▸ Exercise brief: Pictures aside, repeat every entry exactly.
|---|
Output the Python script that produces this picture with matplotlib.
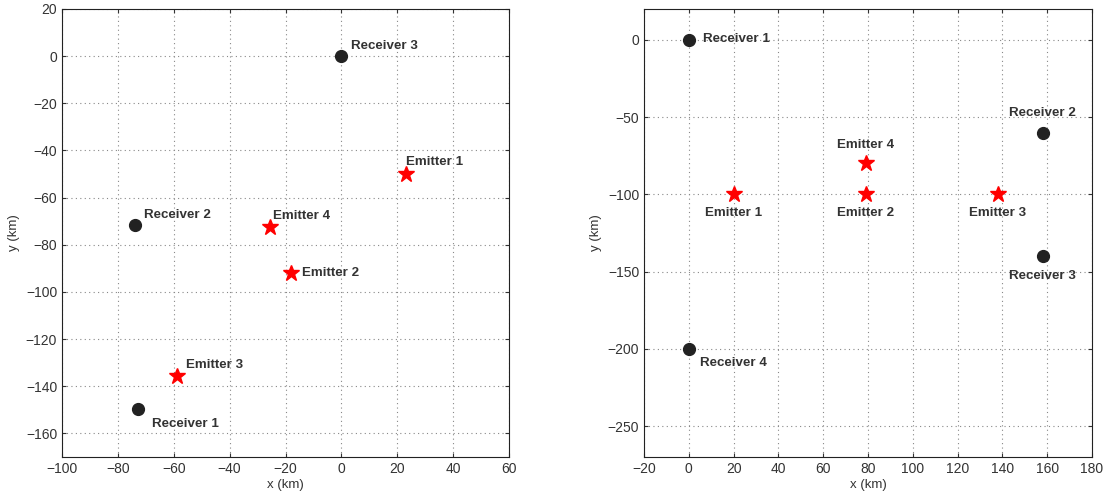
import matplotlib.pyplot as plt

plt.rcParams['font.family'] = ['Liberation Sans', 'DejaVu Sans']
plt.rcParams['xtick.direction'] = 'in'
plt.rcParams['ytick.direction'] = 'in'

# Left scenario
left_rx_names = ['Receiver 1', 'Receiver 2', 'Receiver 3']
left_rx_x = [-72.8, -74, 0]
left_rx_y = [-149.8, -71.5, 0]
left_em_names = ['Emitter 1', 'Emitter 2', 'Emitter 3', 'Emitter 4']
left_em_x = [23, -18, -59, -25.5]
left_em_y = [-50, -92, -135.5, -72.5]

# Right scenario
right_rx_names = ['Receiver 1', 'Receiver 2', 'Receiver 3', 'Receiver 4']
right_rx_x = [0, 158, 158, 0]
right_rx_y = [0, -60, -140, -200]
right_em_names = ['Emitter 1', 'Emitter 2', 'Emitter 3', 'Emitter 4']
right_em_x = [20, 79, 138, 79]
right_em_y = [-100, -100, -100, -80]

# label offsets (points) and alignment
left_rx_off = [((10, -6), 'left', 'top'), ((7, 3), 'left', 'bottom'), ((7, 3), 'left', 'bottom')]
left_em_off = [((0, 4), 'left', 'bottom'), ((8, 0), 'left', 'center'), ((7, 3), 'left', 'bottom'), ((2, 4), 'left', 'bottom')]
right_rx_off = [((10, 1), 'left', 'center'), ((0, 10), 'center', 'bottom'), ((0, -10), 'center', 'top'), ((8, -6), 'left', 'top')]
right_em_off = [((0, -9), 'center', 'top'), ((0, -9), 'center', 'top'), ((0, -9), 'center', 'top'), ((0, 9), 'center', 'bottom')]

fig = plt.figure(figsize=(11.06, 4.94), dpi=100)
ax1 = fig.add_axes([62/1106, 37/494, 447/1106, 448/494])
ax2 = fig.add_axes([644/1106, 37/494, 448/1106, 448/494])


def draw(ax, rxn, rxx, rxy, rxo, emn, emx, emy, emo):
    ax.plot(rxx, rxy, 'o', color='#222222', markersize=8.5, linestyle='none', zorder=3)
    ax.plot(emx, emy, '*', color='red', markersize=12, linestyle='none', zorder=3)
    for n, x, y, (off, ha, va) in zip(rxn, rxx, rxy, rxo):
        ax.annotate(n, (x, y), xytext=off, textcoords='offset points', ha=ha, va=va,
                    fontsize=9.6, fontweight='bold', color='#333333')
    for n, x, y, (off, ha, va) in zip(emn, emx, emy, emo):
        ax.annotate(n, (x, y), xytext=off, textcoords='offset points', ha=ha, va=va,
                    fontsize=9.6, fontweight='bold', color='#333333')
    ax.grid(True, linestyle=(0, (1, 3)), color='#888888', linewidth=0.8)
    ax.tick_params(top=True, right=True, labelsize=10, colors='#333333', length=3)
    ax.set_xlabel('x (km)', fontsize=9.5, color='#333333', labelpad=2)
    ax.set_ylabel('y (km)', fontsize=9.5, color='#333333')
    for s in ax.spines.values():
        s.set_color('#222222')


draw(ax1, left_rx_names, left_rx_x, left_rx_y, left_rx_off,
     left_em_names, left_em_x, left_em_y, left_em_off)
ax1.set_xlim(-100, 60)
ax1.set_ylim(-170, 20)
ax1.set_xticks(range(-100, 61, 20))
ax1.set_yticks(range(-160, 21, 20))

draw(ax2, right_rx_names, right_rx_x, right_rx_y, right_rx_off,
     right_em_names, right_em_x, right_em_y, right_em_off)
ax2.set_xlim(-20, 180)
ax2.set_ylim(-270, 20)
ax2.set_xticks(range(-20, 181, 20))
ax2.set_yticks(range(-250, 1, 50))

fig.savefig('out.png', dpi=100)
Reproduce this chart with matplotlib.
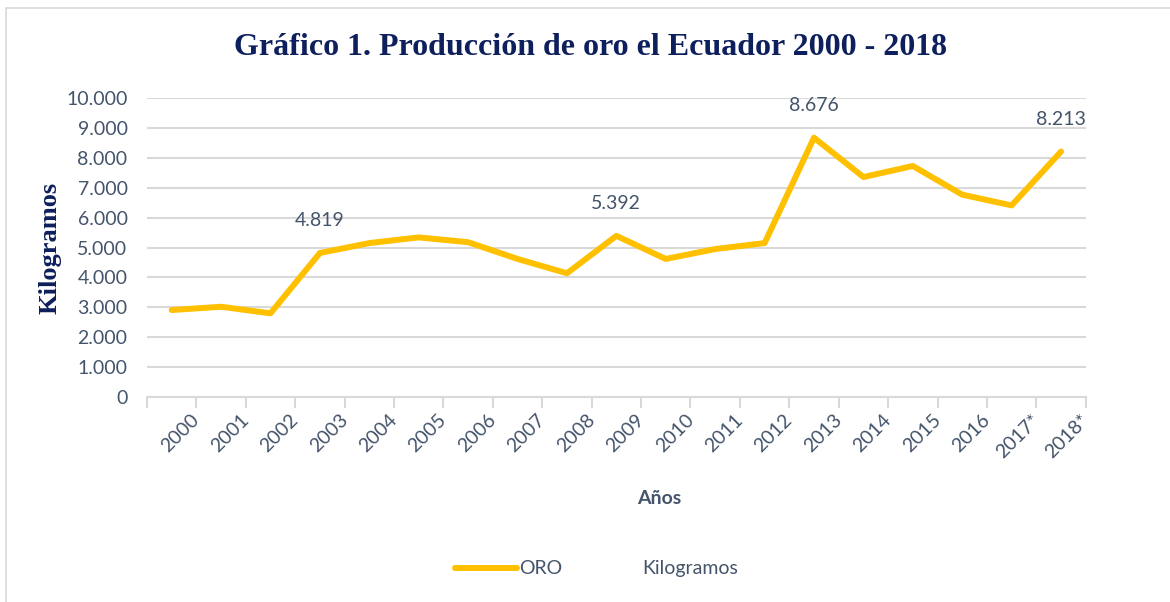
|---|
▸ Expected answer:
Output the Python script that produces this picture with matplotlib.
import matplotlib.pyplot as plt

plt.rcParams['font.family'] = ['Liberation Sans', 'DejaVu Sans']
plt.rcParams['xtick.direction'] = 'in'
plt.rcParams['ytick.direction'] = 'in'

# Left scenario
left_rx_names = ['Receiver 1', 'Receiver 2', 'Receiver 3']
left_rx_x = [-72.8, -74, 0]
left_rx_y = [-149.8, -71.5, 0]
left_em_names = ['Emitter 1', 'Emitter 2', 'Emitter 3', 'Emitter 4']
left_em_x = [23, -18, -59, -25.5]
left_em_y = [-50, -92, -135.5, -72.5]

# Right scenario
right_rx_names = ['Receiver 1', 'Receiver 2', 'Receiver 3', 'Receiver 4']
right_rx_x = [0, 158, 158, 0]
right_rx_y = [0, -60, -140, -200]
right_em_names = ['Emitter 1', 'Emitter 2', 'Emitter 3', 'Emitter 4']
right_em_x = [20, 79, 138, 79]
right_em_y = [-100, -100, -100, -80]

# label offsets (points) and alignment
left_rx_off = [((10, -6), 'left', 'top'), ((7, 3), 'left', 'bottom'), ((7, 3), 'left', 'bottom')]
left_em_off = [((0, 4), 'left', 'bottom'), ((8, 0), 'left', 'center'), ((7, 3), 'left', 'bottom'), ((2, 4), 'left', 'bottom')]
right_rx_off = [((10, 1), 'left', 'center'), ((0, 10), 'center', 'bottom'), ((0, -10), 'center', 'top'), ((8, -6), 'left', 'top')]
right_em_off = [((0, -9), 'center', 'top'), ((0, -9), 'center', 'top'), ((0, -9), 'center', 'top'), ((0, 9), 'center', 'bottom')]

fig = plt.figure(figsize=(11.06, 4.94), dpi=100)
ax1 = fig.add_axes([62/1106, 37/494, 447/1106, 448/494])
ax2 = fig.add_axes([644/1106, 37/494, 448/1106, 448/494])


def draw(ax, rxn, rxx, rxy, rxo, emn, emx, emy, emo):
    ax.plot(rxx, rxy, 'o', color='#222222', markersize=8.5, linestyle='none', zorder=3)
    ax.plot(emx, emy, '*', color='red', markersize=12, linestyle='none', zorder=3)
    for n, x, y, (off, ha, va) in zip(rxn, rxx, rxy, rxo):
        ax.annotate(n, (x, y), xytext=off, textcoords='offset points', ha=ha, va=va,
                    fontsize=9.6, fontweight='bold', color='#333333')
    for n, x, y, (off, ha, va) in zip(emn, emx, emy, emo):
        ax.annotate(n, (x, y), xytext=off, textcoords='offset points', ha=ha, va=va,
                    fontsize=9.6, fontweight='bold', color='#333333')
    ax.grid(True, linestyle=(0, (1, 3)), color='#888888', linewidth=0.8)
    ax.tick_params(top=True, right=True, labelsize=10, colors='#333333', length=3)
    ax.set_xlabel('x (km)', fontsize=9.5, color='#333333', labelpad=2)
    ax.set_ylabel('y (km)', fontsize=9.5, color='#333333')
    for s in ax.spines.values():
        s.set_color('#222222')


draw(ax1, left_rx_names, left_rx_x, left_rx_y, left_rx_off,
     left_em_names, left_em_x, left_em_y, left_em_off)
ax1.set_xlim(-100, 60)
ax1.set_ylim(-170, 20)
ax1.set_xticks(range(-100, 61, 20))
ax1.set_yticks(range(-160, 21, 20))

draw(ax2, right_rx_names, right_rx_x, right_rx_y, right_rx_off,
     right_em_names, right_em_x, right_em_y, right_em_off)
ax2.set_xlim(-20, 180)
ax2.set_ylim(-270, 20)
ax2.set_xticks(range(-20, 181, 20))
ax2.set_yticks(range(-250, 1, 50))

fig.savefig('out.png', dpi=100)
Reproduce this chart with matplotlib.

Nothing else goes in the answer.